Disgraced federal officer Nancy Gonzalez, 29, is carrying the son of coldblooded killer Ronell Wilson — who faces death by lethal injection for the 2003 execution slayings of Detectives James Nemorin and Rodney Andrews, a criminal complaint says.
Court documents said Ms. Gonzalez told authorities she was impregnated in June 2012, during the time she was involved in a relationship with Wilson.
"There was an inmate there that for whatever reason, I took a chance because I was so vulnerable and wanted to be loved and now I am carrying his child," court papers quote Ms. Gonzalez as telling a second inmate in a December telephone call.
Ms. Gonzalez, who began a relationship with a second inmate in September after ending her affair with Wilson, said she "kind of got sucked into his world" and "felt like, well, why not give him a child as far as giving him some kind of hope," according to court papers.
Court documents said she had sex with Wilson over the course of three weekends, the sole purpose of which was to impregnate her.
The second inmate had been imprisoned in the Metropolitan Detention Center, but is now serving state time in a New York prison.[…]
According to defense attorney Anthony Ricco, Ms. Gonzalez has had “long-term issues that affected her life and judgment.”
“She’s had a very tragic life and, as the case proceeds, you’ll learn more about it,” he said.

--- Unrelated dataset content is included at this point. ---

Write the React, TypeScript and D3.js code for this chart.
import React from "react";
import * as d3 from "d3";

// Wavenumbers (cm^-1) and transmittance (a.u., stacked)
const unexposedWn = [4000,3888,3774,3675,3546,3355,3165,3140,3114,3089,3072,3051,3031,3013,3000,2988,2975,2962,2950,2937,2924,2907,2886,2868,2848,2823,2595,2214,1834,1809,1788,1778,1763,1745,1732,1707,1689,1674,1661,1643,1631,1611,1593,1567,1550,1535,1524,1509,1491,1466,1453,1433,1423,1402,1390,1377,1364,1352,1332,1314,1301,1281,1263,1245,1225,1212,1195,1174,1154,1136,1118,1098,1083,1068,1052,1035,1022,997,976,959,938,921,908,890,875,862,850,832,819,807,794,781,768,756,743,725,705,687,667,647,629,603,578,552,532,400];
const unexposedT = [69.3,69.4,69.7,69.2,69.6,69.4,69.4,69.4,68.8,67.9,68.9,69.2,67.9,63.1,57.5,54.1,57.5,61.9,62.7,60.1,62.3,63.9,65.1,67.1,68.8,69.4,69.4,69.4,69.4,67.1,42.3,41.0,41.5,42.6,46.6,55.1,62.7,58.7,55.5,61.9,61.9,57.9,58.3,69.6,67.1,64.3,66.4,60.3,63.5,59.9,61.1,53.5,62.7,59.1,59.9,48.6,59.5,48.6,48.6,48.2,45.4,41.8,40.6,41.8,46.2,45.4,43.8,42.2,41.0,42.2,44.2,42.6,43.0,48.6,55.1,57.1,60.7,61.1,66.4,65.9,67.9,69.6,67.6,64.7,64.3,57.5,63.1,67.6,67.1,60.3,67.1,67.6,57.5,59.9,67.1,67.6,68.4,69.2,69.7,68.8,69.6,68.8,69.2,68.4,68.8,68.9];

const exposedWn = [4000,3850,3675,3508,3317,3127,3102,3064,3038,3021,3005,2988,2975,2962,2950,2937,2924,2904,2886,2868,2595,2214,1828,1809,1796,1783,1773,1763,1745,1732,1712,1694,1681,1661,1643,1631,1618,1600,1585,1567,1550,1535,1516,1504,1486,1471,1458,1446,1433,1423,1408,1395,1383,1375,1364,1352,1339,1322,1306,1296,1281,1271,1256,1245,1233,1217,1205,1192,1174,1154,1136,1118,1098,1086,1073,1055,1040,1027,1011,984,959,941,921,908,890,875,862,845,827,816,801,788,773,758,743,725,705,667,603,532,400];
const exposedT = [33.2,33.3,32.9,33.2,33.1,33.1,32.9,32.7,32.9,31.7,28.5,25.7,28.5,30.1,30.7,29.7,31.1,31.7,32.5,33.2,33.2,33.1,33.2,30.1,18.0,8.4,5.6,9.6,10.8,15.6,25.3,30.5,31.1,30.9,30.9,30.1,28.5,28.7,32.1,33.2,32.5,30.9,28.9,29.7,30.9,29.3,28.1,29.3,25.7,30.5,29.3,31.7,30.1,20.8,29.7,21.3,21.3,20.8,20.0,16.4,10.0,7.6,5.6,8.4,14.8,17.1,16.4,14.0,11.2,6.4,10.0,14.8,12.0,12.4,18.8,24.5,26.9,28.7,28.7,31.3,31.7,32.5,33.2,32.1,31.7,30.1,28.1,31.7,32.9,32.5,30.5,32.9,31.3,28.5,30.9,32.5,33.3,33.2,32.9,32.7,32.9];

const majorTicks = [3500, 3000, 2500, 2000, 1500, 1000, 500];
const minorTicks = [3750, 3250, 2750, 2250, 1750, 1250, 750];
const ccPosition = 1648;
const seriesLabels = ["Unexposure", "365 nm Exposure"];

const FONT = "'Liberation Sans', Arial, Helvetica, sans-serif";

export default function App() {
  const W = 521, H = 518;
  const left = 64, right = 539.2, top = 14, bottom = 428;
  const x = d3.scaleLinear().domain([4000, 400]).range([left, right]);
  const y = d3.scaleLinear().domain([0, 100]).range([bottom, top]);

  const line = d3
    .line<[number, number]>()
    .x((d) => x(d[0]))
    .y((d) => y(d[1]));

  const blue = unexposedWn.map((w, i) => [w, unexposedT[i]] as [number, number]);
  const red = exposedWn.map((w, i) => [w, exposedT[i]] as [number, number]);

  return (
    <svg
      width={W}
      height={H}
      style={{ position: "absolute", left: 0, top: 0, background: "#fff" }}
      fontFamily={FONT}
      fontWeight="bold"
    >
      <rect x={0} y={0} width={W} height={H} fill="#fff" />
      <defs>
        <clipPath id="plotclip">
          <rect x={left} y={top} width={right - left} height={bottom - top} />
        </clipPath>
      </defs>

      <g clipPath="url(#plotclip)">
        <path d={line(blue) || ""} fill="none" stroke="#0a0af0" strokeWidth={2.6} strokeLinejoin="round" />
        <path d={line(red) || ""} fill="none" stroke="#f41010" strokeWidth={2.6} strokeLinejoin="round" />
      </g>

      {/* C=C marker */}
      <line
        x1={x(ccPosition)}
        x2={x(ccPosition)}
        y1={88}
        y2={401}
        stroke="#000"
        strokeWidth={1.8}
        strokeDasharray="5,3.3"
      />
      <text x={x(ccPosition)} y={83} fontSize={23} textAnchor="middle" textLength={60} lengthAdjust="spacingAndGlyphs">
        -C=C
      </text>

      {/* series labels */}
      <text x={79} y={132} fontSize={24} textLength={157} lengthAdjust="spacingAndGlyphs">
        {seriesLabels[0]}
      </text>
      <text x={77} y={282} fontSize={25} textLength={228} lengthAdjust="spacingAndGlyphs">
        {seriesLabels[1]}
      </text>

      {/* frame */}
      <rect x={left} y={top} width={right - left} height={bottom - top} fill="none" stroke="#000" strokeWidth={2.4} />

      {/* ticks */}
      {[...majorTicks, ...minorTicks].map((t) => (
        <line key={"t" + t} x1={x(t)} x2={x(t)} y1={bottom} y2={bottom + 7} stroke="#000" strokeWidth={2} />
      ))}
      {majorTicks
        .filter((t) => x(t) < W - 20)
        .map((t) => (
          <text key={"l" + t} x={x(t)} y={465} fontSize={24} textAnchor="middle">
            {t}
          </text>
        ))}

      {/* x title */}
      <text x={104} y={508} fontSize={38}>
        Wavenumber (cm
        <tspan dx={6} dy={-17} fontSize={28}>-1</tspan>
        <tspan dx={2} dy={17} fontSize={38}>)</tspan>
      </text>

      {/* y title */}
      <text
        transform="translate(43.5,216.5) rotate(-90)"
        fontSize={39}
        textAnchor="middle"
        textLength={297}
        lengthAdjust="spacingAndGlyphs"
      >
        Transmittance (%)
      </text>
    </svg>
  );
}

Notwithstanding the alleged spectacle of a female correctional officer so blatantly violating her duties and responsibilities, a pretty sad story all the way around.

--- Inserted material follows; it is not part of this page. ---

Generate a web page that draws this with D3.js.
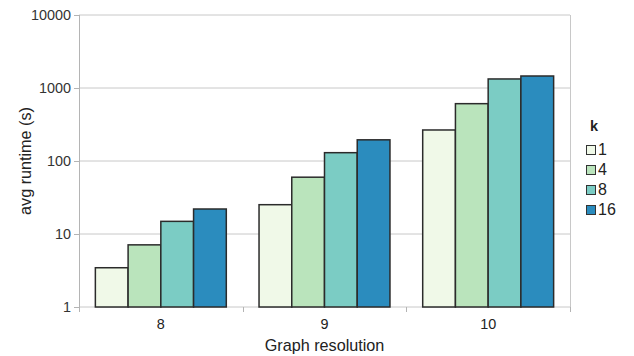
<!DOCTYPE html>
<html>
<head>
<meta charset="utf-8">
<script src="https://cdn.jsdelivr.net/npm/d3@7"></script>
<style>
  body { margin: 0; background: #fff; }
  svg { display: block; font-family: "Liberation Sans", Arial, sans-serif; }
</style>
</head>
<body>
<div id="chart"></div>
<script>
const categories = ["8", "9", "10"];
const kValues = ["1", "4", "8", "16"];
const runtimes = [
  [3.45, 7.1, 14.9, 22],
  [25.2, 60, 130, 195],
  [266, 610, 1330, 1460]
];
const yTicks = [1, 10, 100, 1000, 10000];
const colors = ["#f0f9e8", "#bae4bc", "#7bccc4", "#2b8cbe"];

const width = 634, height = 356;
const margin = { top: 15, right: 64, bottom: 49, left: 79 };
const innerW = width - margin.left - margin.right;
const innerH = height - margin.top - margin.bottom;

const svg = d3.select("#chart").append("svg")
  .attr("width", width)
  .attr("height", height);

const g = svg.append("g")
  .attr("transform", "translate(" + margin.left + "," + margin.top + ")");

const x0 = d3.scaleBand().domain(categories).range([0, innerW]).paddingInner(0).paddingOuter(0);
const x1 = d3.scaleBand().domain(kValues).range([x0.bandwidth() * 0.1, x0.bandwidth() * 0.9]);
const y = d3.scaleLog().domain([1, 10000]).range([innerH, 0]);
const color = d3.scaleOrdinal().domain(kValues).range(colors);

// grid
g.selectAll("line.grid")
  .data(yTicks)
  .enter()
  .append("line")
  .attr("class", "grid")
  .attr("x1", 0)
  .attr("x2", innerW)
  .attr("y1", (d) => y(d))
  .attr("y2", (d) => y(d))
  .attr("stroke", "#c8c8c8")
  .attr("stroke-width", 1);

// right border
g.append("line")
  .attr("x1", innerW + 0.5).attr("x2", innerW + 0.5)
  .attr("y1", 0).attr("y2", innerH)
  .attr("stroke", "#c8c8c8");

// y axis
const yAxis = g.append("g")
  .call(d3.axisLeft(y).tickValues(yTicks).tickFormat(d3.format("d")).tickSize(5).tickPadding(3));
yAxis.select(".domain").attr("stroke", "#b4b4b4").attr("d", "M0.5,0V" + (innerH + 5));
yAxis.selectAll(".tick line").attr("stroke", "#b4b4b4");
yAxis.selectAll("text").attr("font-size", 14.4).attr("fill", "#333");

// x axis
const xAxis = g.append("g")
  .attr("transform", "translate(0," + innerH + ")")
  .call(d3.axisBottom(x0).tickSize(0).tickPadding(12));
xAxis.select(".domain").remove();
xAxis.selectAll("text").attr("font-size", 14.4).attr("fill", "#222");
g.selectAll("line.xtick")
  .data(d3.range(categories.length + 1))
  .enter()
  .append("line")
  .attr("class", "xtick")
  .attr("x1", (i) => Math.round(i * x0.bandwidth()) + 0.5)
  .attr("x2", (i) => Math.round(i * x0.bandwidth()) + 0.5)
  .attr("y1", innerH)
  .attr("y2", innerH + 5)
  .attr("stroke", "#b4b4b4");

// bars
const groups = g.selectAll("g.group")
  .data(runtimes)
  .enter()
  .append("g")
  .attr("class", "group")
  .attr("transform", (d, i) => "translate(" + x0(categories[i]) + ",0)");

groups.selectAll("rect")
  .data((d) => d.map((v, j) => ({ k: kValues[j], v: v })))
  .enter()
  .append("rect")
  .attr("x", (d) => x1(d.k))
  .attr("y", (d) => y(d.v))
  .attr("width", x1.bandwidth())
  .attr("height", (d) => y(1) - y(d.v))
  .attr("fill", (d) => color(d.k))
  .attr("stroke", "#2b2b2b")
  .attr("stroke-width", 1.5);

// axis titles
svg.append("text")
  .attr("transform", "translate(31," + (margin.top + innerH / 2) + ") rotate(-90)")
  .attr("text-anchor", "middle")
  .attr("font-size", 16.2)
  .attr("fill", "#222")
  .text("avg runtime (s)");

svg.append("text")
  .attr("x", margin.left + innerW / 2)
  .attr("y", 351)
  .attr("text-anchor", "middle")
  .attr("font-size", 16.2)
  .attr("fill", "#222")
  .text("Graph resolution");

// legend
const legend = svg.append("g").attr("transform", "translate(586,0)");
legend.append("text")
  .attr("x", 4)
  .attr("y", 131)
  .attr("font-size", 14.5)
  .attr("font-weight", "bold")
  .attr("fill", "#222")
  .text("k");

const item = legend.selectAll("g.legend")
  .data(kValues)
  .enter()
  .append("g")
  .attr("class", "legend")
  .attr("transform", (d, i) => "translate(0," + (145 + i * 20) + ")");
item.append("rect")
  .attr("x", 0.5).attr("y", 0.5)
  .attr("width", 9).attr("height", 9)
  .attr("fill", (d) => color(d))
  .attr("stroke", "#333")
  .attr("stroke-width", 1);
item.append("text")
  .attr("x", 12)
  .attr("y", 10)
  .attr("font-size", 16)
  .attr("fill", "#222")
  .text((d) => d);
</script>
</body>
</html>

Two Men Enter, One Man Leaves

Last week came word that everyone’s favorite daring duo, Mark Conley and Joseph “The Second Hand Bandit” Banks, who escaped from MCC Chicago in mid-December by repelling down 15 stories using a bed sheet rope, had been transferred to FCC Terre Haute. While BOP spokesperson Ed Ross would not comment on whether the Bureau had concern that the pair might again abscond from the Metropolitan Correction Center, he did tell the Chicago Sun-Times that “It’s not uncommon for an inmate to be transferred from one institution to another.” Respectfully, that assertion is not accurate as it concerns inmates like Conley and Banks, both of whom are reportedly still awaiting sentencing. MCC Chicago is a pre-trial holding facility, which, while having a small minimum-security work cadre unit, does not typically house sentenced prisoners. Terre Haute, on the other hand, is a standard complex for sentenced prisoners (i.e., not pre-trial detainees), and which happens to be home to one of the BOP’s two Communication Management Units. In short, contrary to what the BOP asserts, the move is unusual.

While Conley and Banks appear headed for greyer pastures, according to WPDE in Myrtle Beach (SC), an inmate at FPC Bennettsvile left out for greener ones. The station reports that last Thursday at 10:45 am, guards at the South Carolina prison camp realized that 45-year-old Noah Hilton had gone missing. Inasmuch as the BOP’s Inmate Locator does not show Hilton as in custody, it seems he has yet to be found.